Okay so warning I'm not used to american mathematics notations. So i work with complex numbers a lot and i noticed a little shortcut.

So

(1+i)^2= 1 +2i-1 = 2i

So we can say that

i= ( (1+i)÷sqrt (2) ) ^2

Then

Sqrt (i) = (+or-)(1/sqrt (2) + ( 1/sqrt (2) ) i)

So sqrt (i)= -1/sqrt(2) - ( 1/sqrt(2)) i

Or sqrt (i) = 1/sqrt(2) + (1/sqrt(2)) i

Which is what mr blackpenredpen found.

Also, is this method correct? I'm still in high school so i may still be behind hahah. Also, big fan of your work.

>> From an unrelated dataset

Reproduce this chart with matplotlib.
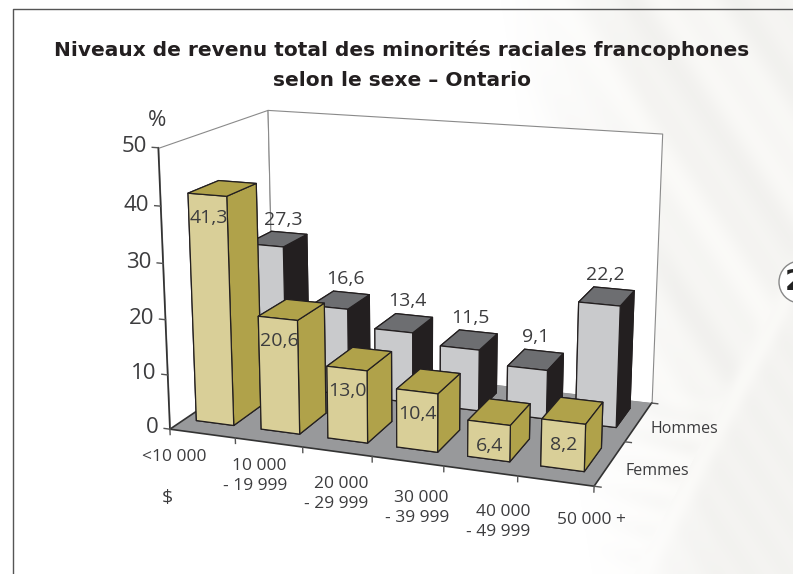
import numpy as np
import matplotlib
matplotlib.use("Agg")
import matplotlib.pyplot as plt
from matplotlib.patches import Circle
from mpl_toolkits.mplot3d.art3d import Poly3DCollection

# ----------------------------------------------------
# Data
# ----------------------------------------------------

categories = ["<10 000", "10 000\n- 19 999", "20 000\n- 29 999",
              "30 000\n- 39 999", "40 000\n- 49 999", "50 000 +"]
hommes = [27.3, 16.6, 13.4, 11.5, 9.1, 22.2]
femmes = [41.3, 20.6, 13.0, 10.4, 6.4, 8.2]
z_ticks = [0, 10, 20, 30, 40, 50]

W, H = 793, 574
TEXT = "#3c3c3e"
plt.rcParams["font.family"] = ["Open Sans", "DejaVu Sans"]


def fx(px):
    return px / W


def fy(py):
    return 1 - py / H


def label(x, y, s, **kw):
    kw.setdefault("color", TEXT)
    kw.setdefault("fontsize", 12.5)
    kw.setdefault("linespacing", 1.3)
    fig.text(fx(x), fy(y), s, **kw)


def fr(v):
    return f"{v:.1f}".replace(".", ",")


fig = plt.figure(figsize=(W / 100, H / 100), dpi=100, facecolor="white")

# ----------------------------------------------------
# Background (soft feather picture behind the chart)
# ----------------------------------------------------

yy, xx = np.mgrid[0:H, 0:W].astype(float)
streak = 1.5 * xx - yy
tone = 246 + 3 * np.sin(streak / 31) + 1.8 * np.sin(streak / 12 + 1)
edge = 633 + (574 - yy) * 0.52
barbs = yy - 0.25 * xx
low = np.clip((yy - 380) / 60, 0, 1) * (xx < edge)
tone = tone * (1 - low) + (248 + 3 * np.sin(barbs / 5)) * low
body = np.clip((xx - edge) / 6, 0, 1)
tone = tone * (1 - body) + (243.5 + 0.8 * np.sin(streak / 9)) * body
ridge = np.exp(-((xx - edge - 9) / 12) ** 2)
tone = tone + (250 - tone) * ridge
fade = np.clip((xx - (500 + 0.16 * yy)) / 130, 0, 1)
tone = 255 * (1 - fade) + tone * fade
img = np.dstack([tone, tone - 0.6 * fade, tone - 3 * fade]) / 255

bg = fig.add_axes([0, 0, 1, 1], zorder=0)
bg.imshow(np.clip(img, 0, 1), extent=(0, W, H, 0), aspect="auto", interpolation="bilinear")
bg.set_xlim(0, W)
bg.set_ylim(H, 0)
bg.axis("off")
bg.plot([13, 13, 793], [574, 9, 9], color="#555555", lw=1)
bg.add_patch(Circle((800, 282), 21, fc="white", ec="#888888", lw=1))
bg.text(785, 282, "2", fontsize=20, fontweight="bold", va="center", ha="left",
        color="#222222", family="DejaVu Sans", clip_on=True)

# ----------------------------------------------------
# 3D axes
# ----------------------------------------------------

S = 302.78
ax = fig.add_axes([260.75 / W, 137.26 / H, S / W, S / H], projection="3d", zorder=1)
ax.patch.set_alpha(0)
ax.set_axis_off()
ax.computed_zorder = False
ax.set_xlim(0, 6)
ax.set_ylim(0, 1)
ax.set_zlim(0, 50)
ax.set_proj_type("persp", focal_length=1)
ax.view_init(elev=15.005, azim=-69.815)
ax._dist = 5.4316
ax.set_box_aspect((1.5261, 0.8562, 1))

z = 1


def poly(verts, fc, ec="none", lw=0.8):
    global z
    p = Poly3DCollection([verts], facecolors=fc, edgecolors=ec, linewidths=lw)
    p.set_clip_on(False)
    p.set_zorder(z)
    z += 1
    ax.add_collection3d(p)


def line(xs, ys, zs, color="#333333", lw=1):
    global z
    ax.plot(xs, ys, zs, color=color, lw=lw, clip_on=False, zorder=z)
    z += 1


poly([(0, 0, 0), (0, 1, 0), (0, 1, 50), (0, 0, 50)], "white", "#8a8a8a")
poly([(0, 1, 0), (6, 1, 0), (6, 1, 50), (0, 1, 50)], "white", "#8a8a8a")
poly([(0, 0, 0), (6, 0, 0), (6, 1, 0), (0, 1, 0)], "#98999b")

line([0, 6], [0, 0], [0, 0], lw=1.2)
line([6, 6], [0, 1], [0, 0], lw=1.2)
line([0, 0], [0, 0], [0, 50], lw=1.2)
line([0, 0], [0, 1], [0, 0], lw=1.2)

for t in z_ticks:
    line([-0.09, 0], [0, 0], [t, t], color="#555555")
    ax.text(-0.17, 0, t, str(t), ha="right", va="center", fontsize=16, color=TEXT,
            zorder=500, clip_on=False)
for i in range(7):
    line([i, i], [0, 0], [0, -1.0], color="#555555")
for d in [0, 0.5, 1]:
    line([6, 6.09], [d, d], [0, 0], color="#555555")


def bar(i, y0, d, h, front, top, side):
    global z
    w = 0.58
    # face order of bar3d: -z, +z, -y, +y, -x, +x
    b = ax.bar3d(i + 0.18, y0, 0, w, d, h, shade=False,
                 color=[side, top, front, side, side, side],
                 edgecolor="#231f20", linewidth=0.9)
    b.set_clip_on(False)
    b.set_zorder(z)
    z += 1


for i, h in enumerate(hommes):
    bar(i, 0.65, 0.25, h, "#c9cacc", "#6d6e71", "#231f20")
for i, h in enumerate(femmes):
    bar(i, 0.13, 0.27, h, "#d9cf98", "#b0a24a", "#b0a24a")

for i, h in enumerate(hommes):
    ax.text(i + 0.30, 0.95, h + 0.2, fr(h), ha="center", va="bottom",
            fontsize=14, color=TEXT, zorder=500, clip_on=False)
for i, h in enumerate(femmes):
    ax.text(i + 0.48, 0.13, h - 4.0, fr(h),
            ha="center", va="center", fontsize=14, color=TEXT, zorder=500, clip_on=False)

# ----------------------------------------------------
# Texts
# ----------------------------------------------------

label(402, 65, "Niveaux de revenu total des minorités raciales francophones\nselon le sexe – Ontario",
      ha="center", va="center", fontsize=14.5, fontweight="bold", color="#231f20",
      family="DejaVu Sans", linespacing=1.75)
label(157, 120, "%", ha="center", va="center", fontsize=16)
label(167, 498, "$", ha="center", va="center", fontsize=14)

x_label_pos = [(174, 457), (287, 476), (368, 494), (449, 508), (530, 522), (591, 520)]
for s, (x, y) in zip(categories, x_label_pos):
    if "\n" in s:
        label(x, y, s, ha="right", va="center")
    else:
        label(x, y, s, ha="center", va="center")

label(684, 429, "Hommes", ha="center", va="center", fontsize=11.5)
label(657, 471, "Femmes", ha="center", va="center", fontsize=11.5)

plt.savefig("out.png", dpi=100)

When dealing with nth roots of a complex number z:

There are always n of them, each of which of which is just as equally valid as all the rest. As far as square roots are concerned there are always 2 of them. An important property of square roots of complex numbers is that they will always negatives of each other.

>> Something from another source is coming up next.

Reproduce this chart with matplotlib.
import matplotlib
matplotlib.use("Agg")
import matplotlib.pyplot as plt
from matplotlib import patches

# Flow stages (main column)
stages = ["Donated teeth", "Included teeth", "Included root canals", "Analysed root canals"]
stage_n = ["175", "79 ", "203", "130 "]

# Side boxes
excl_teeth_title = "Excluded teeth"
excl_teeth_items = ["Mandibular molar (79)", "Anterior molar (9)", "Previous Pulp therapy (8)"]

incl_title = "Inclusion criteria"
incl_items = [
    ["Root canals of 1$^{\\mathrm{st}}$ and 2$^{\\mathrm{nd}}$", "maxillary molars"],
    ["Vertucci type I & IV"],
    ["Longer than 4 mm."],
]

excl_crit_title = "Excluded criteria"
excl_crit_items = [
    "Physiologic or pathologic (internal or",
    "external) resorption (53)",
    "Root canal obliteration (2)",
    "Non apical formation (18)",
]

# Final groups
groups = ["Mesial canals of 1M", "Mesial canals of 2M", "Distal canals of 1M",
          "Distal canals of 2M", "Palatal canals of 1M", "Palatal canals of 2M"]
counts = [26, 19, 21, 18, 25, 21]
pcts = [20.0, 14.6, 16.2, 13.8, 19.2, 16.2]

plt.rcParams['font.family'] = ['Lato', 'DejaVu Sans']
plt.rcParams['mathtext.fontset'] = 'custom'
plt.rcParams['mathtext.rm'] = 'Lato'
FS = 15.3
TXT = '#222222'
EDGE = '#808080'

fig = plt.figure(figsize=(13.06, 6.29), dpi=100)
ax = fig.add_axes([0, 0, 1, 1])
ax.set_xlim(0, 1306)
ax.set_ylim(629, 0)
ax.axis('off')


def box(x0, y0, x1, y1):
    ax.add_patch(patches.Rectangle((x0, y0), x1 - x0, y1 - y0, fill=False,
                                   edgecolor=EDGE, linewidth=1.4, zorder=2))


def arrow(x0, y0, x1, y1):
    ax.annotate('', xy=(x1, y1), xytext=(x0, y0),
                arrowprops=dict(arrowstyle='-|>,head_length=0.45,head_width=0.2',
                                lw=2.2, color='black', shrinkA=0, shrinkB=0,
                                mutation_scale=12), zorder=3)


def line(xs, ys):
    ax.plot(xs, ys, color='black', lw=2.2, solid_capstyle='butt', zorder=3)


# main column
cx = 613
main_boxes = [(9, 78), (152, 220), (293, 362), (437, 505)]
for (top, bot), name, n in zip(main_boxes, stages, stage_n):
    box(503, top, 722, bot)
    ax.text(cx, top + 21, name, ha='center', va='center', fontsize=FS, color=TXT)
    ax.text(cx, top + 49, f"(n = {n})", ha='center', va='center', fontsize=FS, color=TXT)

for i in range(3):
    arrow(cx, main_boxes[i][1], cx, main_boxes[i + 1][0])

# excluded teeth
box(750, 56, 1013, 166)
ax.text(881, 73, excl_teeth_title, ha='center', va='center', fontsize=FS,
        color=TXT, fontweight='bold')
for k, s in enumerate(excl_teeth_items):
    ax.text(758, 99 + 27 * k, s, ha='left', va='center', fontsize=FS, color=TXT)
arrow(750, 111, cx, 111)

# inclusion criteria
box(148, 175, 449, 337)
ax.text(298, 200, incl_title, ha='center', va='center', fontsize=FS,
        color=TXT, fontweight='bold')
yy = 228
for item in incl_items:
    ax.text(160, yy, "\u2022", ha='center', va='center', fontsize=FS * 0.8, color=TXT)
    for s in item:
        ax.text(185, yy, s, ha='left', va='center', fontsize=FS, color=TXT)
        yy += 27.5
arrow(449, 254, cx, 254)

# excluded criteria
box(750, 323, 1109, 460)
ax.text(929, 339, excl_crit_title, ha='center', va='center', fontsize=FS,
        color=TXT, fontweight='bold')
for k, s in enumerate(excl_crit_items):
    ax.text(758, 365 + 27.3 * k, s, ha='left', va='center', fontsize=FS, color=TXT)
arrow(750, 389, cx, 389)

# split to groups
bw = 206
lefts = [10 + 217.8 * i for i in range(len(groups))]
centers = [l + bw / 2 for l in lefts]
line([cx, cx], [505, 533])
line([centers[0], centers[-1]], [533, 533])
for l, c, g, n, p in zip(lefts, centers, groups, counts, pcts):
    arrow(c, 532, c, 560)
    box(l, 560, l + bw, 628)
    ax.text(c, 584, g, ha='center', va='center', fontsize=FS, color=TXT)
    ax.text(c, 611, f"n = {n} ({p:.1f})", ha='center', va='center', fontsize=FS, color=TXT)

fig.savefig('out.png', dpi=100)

An very common misconception is in the definition of i itself. You see many people (and some text books for that matter) define i as the sqrt(-1). While this is not technically incorrect it is, however, INCOMPLETE. i is just one of them.

The sqrt(-1) is also equal to -i, and -i is just as valid a sqrt(-1) as i is.

A complete definition of i :

i is the symbol that has the property that i^2 -= -1 which leads to (-1)^1/2 = +/- i

Remember, there is no such thing as the "principal" square root of a complex number. The term has no meaning here as you cannot single one of them as "principal". If I had my way we would not use the radical sign at all when dealing with complex numbers as it is a symbol which leads to misunderstanding. Use ^1/2 instead.

The original post is correct. The photo is incomplete and therefore misleading.

Faster answer:

I have a faster answer. (1+i)^2=1+2i-1=2i. So i=(1+i)^2/2. Therefore sqrt(i)=(1+i)/sqrt(2)=1/sqrt(2)+1/sqrt(2)i. I went off of your answer though, so thanks.